Гумилев — в заговоре?! Нелепость! Но в этой нелепости вся безысходность ужаса. Гумилев будет расстрелян? Невероятно! Но чем невероятнее, тем ближе к правде. Через неделю — к телефону:
— Барышня, Губчека, пожалуйста… Губчека? Председателя Семенова.
— Семенов у телефона. Кто? А, по делу Гумилева? Послезавтра прочтете в газете.
Трубка повешена. Невероятное неумолимой поступью настигает нас…»
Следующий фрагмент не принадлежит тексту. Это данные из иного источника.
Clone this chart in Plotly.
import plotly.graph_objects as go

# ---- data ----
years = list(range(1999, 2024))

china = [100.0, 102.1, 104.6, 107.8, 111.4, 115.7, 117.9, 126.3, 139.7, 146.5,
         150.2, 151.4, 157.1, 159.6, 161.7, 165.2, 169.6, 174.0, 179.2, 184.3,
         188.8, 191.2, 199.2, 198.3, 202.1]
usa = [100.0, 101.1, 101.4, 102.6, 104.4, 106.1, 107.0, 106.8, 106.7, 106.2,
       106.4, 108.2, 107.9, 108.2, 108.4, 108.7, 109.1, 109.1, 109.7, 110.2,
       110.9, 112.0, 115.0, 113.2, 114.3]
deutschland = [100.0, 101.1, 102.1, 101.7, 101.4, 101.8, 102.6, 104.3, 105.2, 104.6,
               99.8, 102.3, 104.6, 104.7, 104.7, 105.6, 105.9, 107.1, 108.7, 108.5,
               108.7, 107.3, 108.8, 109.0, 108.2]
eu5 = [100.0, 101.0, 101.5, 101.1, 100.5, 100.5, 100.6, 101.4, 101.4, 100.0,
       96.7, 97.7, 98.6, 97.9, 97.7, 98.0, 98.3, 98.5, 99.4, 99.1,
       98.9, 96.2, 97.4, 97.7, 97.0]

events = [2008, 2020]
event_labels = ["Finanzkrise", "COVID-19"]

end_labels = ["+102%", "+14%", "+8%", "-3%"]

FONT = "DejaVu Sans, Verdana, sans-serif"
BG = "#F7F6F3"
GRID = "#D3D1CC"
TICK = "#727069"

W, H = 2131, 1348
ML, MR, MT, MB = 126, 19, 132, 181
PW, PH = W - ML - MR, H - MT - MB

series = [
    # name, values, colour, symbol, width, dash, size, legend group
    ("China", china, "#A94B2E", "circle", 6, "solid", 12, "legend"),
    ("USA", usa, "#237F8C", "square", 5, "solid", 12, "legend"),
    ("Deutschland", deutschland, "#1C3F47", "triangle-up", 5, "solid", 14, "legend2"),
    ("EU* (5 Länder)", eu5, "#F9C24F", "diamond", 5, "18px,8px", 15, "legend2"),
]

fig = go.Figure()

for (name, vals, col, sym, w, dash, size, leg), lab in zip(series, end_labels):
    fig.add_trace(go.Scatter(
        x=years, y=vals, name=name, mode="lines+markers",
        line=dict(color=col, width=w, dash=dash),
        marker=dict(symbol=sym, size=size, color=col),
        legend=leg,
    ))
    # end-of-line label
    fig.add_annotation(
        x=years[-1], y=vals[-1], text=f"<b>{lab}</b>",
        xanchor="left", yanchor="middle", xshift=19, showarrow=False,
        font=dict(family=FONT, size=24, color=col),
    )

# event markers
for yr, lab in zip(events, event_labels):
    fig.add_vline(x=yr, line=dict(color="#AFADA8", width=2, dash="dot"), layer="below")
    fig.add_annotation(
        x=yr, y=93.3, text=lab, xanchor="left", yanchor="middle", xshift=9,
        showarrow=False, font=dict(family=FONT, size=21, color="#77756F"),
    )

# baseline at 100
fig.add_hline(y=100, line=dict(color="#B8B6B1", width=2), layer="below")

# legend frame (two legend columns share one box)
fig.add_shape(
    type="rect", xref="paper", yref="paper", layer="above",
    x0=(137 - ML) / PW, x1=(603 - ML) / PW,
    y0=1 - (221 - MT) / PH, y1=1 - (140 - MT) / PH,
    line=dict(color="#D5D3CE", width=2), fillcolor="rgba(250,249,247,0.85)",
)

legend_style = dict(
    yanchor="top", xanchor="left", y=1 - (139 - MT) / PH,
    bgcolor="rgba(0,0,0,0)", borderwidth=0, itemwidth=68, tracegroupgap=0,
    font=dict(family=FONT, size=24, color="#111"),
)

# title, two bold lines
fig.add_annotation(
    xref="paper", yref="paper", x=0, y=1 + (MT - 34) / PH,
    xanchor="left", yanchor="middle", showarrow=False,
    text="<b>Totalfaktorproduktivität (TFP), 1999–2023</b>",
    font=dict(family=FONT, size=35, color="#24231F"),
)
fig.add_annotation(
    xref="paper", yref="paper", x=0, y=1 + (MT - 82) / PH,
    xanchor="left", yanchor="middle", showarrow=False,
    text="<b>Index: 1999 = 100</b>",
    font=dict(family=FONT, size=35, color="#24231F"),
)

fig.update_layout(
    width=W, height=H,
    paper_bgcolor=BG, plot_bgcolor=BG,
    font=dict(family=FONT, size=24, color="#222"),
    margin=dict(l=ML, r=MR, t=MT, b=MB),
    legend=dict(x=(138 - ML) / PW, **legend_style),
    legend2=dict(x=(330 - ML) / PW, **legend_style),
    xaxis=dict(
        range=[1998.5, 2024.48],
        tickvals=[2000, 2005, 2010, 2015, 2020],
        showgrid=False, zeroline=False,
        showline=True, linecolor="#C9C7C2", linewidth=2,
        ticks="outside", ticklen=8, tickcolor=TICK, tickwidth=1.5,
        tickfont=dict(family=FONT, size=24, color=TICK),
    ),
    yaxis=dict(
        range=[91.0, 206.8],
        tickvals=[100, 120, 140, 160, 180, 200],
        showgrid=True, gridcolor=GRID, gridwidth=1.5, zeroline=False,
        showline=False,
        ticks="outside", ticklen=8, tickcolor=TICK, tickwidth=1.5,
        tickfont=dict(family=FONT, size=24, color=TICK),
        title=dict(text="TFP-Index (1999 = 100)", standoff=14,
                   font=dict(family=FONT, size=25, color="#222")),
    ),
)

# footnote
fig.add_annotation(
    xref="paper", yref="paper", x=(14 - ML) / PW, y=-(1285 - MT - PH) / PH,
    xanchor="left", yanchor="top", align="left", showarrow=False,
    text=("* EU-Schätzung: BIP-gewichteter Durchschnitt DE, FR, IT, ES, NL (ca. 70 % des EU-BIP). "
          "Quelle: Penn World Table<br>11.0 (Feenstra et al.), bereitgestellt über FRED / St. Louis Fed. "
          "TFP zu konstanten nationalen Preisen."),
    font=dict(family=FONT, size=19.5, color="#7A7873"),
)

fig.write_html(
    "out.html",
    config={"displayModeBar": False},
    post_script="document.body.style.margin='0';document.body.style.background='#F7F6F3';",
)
Анна Николаевна, жена поэта, не ходила в Чека, она носила мужу передачи то в «Кресты», то на Гороховую. Случайно сохранилась трудно читаемая записка, написанная карандашом на папиросной бумаге высокими узкими буквами: «Котик, ветчины не купила я… колбасу не сердись. Кушай больше в… хлеб каша пей все молоко, ешь булки. Ты не ешь и все приходится бросать, это ужасно. Целую твоя Аня».
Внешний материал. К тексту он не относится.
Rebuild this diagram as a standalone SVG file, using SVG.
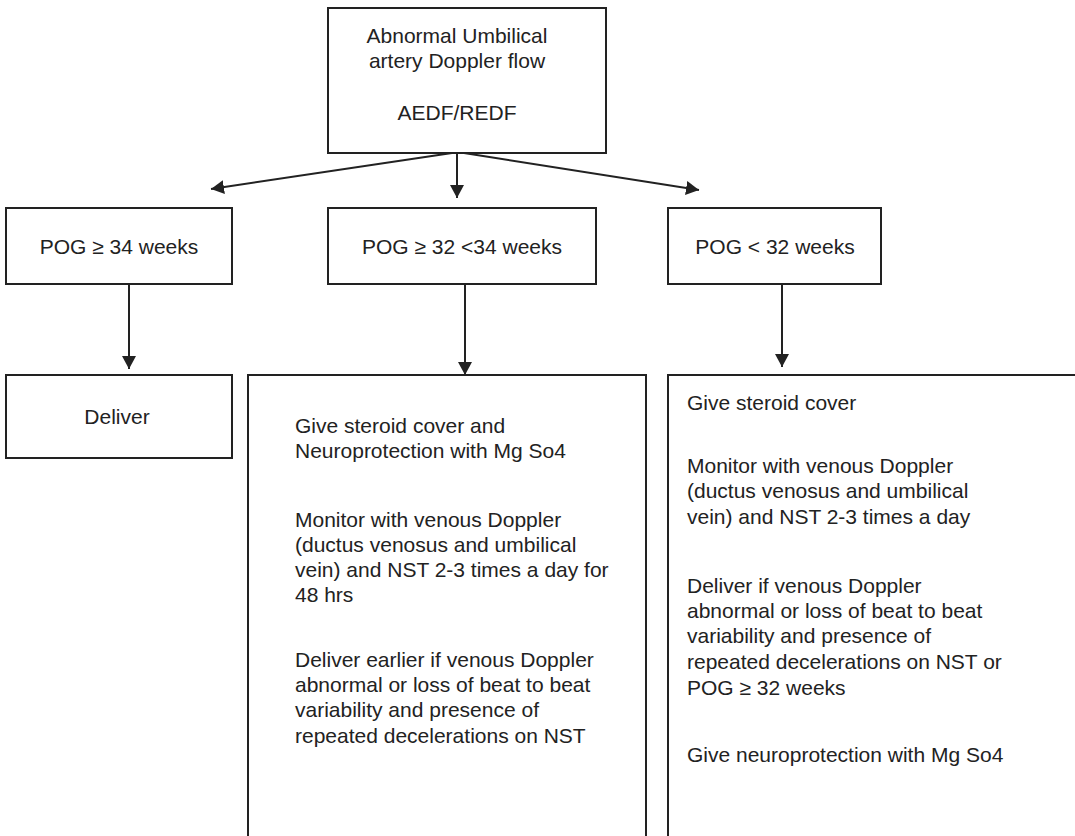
<svg xmlns="http://www.w3.org/2000/svg" width="1075" height="836" viewBox="0 0 1075 836">
<style>
.box{fill:#fff;stroke:#222;stroke-width:2}
.open{fill:none;stroke:#222;stroke-width:2}
.t{font-family:"Liberation Sans",Arial,sans-serif;font-size:21px;fill:#222}
.c{text-anchor:middle}
.edge{stroke:#222;stroke-width:2;fill:none;marker-end:url(#ah)}
</style>
<defs>
<marker id="ah" markerUnits="userSpaceOnUse" markerWidth="14" markerHeight="14" refX="13" refY="7" orient="auto">
<path d="M0,0 L13,7 L0,14 z" fill="#222"/>
</marker>
</defs>
<rect width="1075" height="836" fill="#fff"/>
<g id="connectors">
<line class="edge" x1="457" y1="153" x2="457" y2="198"/>
<line class="edge" x1="452" y1="153" x2="211" y2="189"/>
<line class="edge" x1="464" y1="153" x2="699" y2="190"/>
<line class="edge" x1="129" y1="284" x2="129" y2="369"/>
<line class="edge" x1="465" y1="284" x2="465" y2="375"/>
<line class="edge" x1="782" y1="284" x2="782" y2="367"/>
</g>
<g id="root">
<rect class="box" x="328" y="8" width="278" height="145"/>
<text class="t c" x="457" y="43">Abnormal Umbilical</text>
<text class="t c" x="457" y="68">artery Doppler flow</text>
<text class="t c" x="457" y="120">AEDF/REDF</text>
</g>
<g id="pog34">
<rect class="box" x="6" y="208" width="226" height="76"/>
<text class="t c" x="119" y="254">POG ≥ 34 weeks</text>
</g>
<g id="pog32_34">
<rect class="box" x="328" y="208" width="268" height="76"/>
<text class="t c" x="462" y="254">POG ≥ 32 &lt;34 weeks</text>
</g>
<g id="pog32">
<rect class="box" x="668" y="208" width="213" height="76"/>
<text class="t c" x="775" y="254">POG &lt; 32 weeks</text>
</g>
<g id="deliver">
<rect class="box" x="6" y="375" width="226" height="83"/>
<text class="t c" x="117" y="424">Deliver</text>
</g>
<g id="mid_plan">
<path class="open" d="M248,837 V375 H646 V837"/>
<text class="t" x="295" y="433">Give steroid cover and</text>
<text class="t" x="295" y="458">Neuroprotection with Mg So4</text>
<text class="t" x="295" y="527">Monitor with venous Doppler</text>
<text class="t" x="295" y="552">(ductus venosus and umbilical</text>
<text class="t" x="295" y="577">vein) and NST 2-3 times a day for</text>
<text class="t" x="295" y="602">48 hrs</text>
<text class="t" x="295" y="667">Deliver earlier if venous Doppler</text>
<text class="t" x="295" y="692">abnormal or loss of beat to beat</text>
<text class="t" x="295" y="717">variability and presence of</text>
<text class="t" x="295" y="743">repeated decelerations on NST</text>
</g>
<g id="right_plan">
<path class="open" d="M668,837 V375 H1076"/>
<text class="t" x="687" y="410">Give steroid cover</text>
<text class="t" x="687" y="473">Monitor with venous Doppler</text>
<text class="t" x="687" y="498">(ductus venosus and umbilical</text>
<text class="t" x="687" y="524">vein) and NST 2-3 times a day</text>
<text class="t" x="687" y="593">Deliver if venous Doppler</text>
<text class="t" x="687" y="618">abnormal or loss of beat to beat</text>
<text class="t" x="687" y="643">variability and presence of</text>
<text class="t" x="687" y="669">repeated decelerations on NST or</text>
<text class="t" x="687" y="695">POG ≥ 32 weeks</text>
<text class="t" x="687" y="762">Give neuroprotection with Mg So4</text>
</g>
</svg>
Из тюрьмы Гумилев передал жене записку: «Не беспокойся обо мне, я здоров, пишу стихи и играю в шахматы». Рассказывали также, что Гумилев в камере читал Евангелие и Гомера.
Разговор Семенова с депутацией, если верить Волковысскому, происходил 24 августа. А во вторник 30 августа передачу на Гороховой не приняли.
1 сентября «Петроградская правда» поместила пространное сообщение Всероссийской Чрезвычайной комиссии «О раскрытии в Петрограде заговора против Советской власти» и список расстрелянных по постановлению Губчека от 24 августа 1921 года. В этом списке под номером 30 записан «ГУМИЛЕВ Н. С., 33 л., б. дворянин, филолог, поэт, член коллегии изд-ва „Всемирной литературы“, беспартийный, б. офицер. Участник П. Б.О. Активно содействовал составлению прокламаций контрреволюционного содержания. Обещал связать с организацией в момент восстания группу интеллигентов, которая активно примет участие в восстании. Получал от организации деньги на технические надобности».
О том, что дело сфабриковано, знали уже те, кто были непосредственными свидетелями трагедии. Публикации последних лет, сделанные на основе архивных материалов, не оставляют сомнений на этот счет. «Заговор Таганцева», раскрытый ЧК, не являлся конспиративной боевой организацией, преследовавшей далеко идущие политические цели, хотя обвиненные по этому делу действительно были настроены враждебно по отношению к новой власти. О степени причастности Гумилева к таганцевскому кружку по сей день приходится говорить только предположительно. До сих пор вызывают споры также точная дата и место расстрела. Ахматова считала, что осужденные были казнены на окраине города, в стороне Пороховых.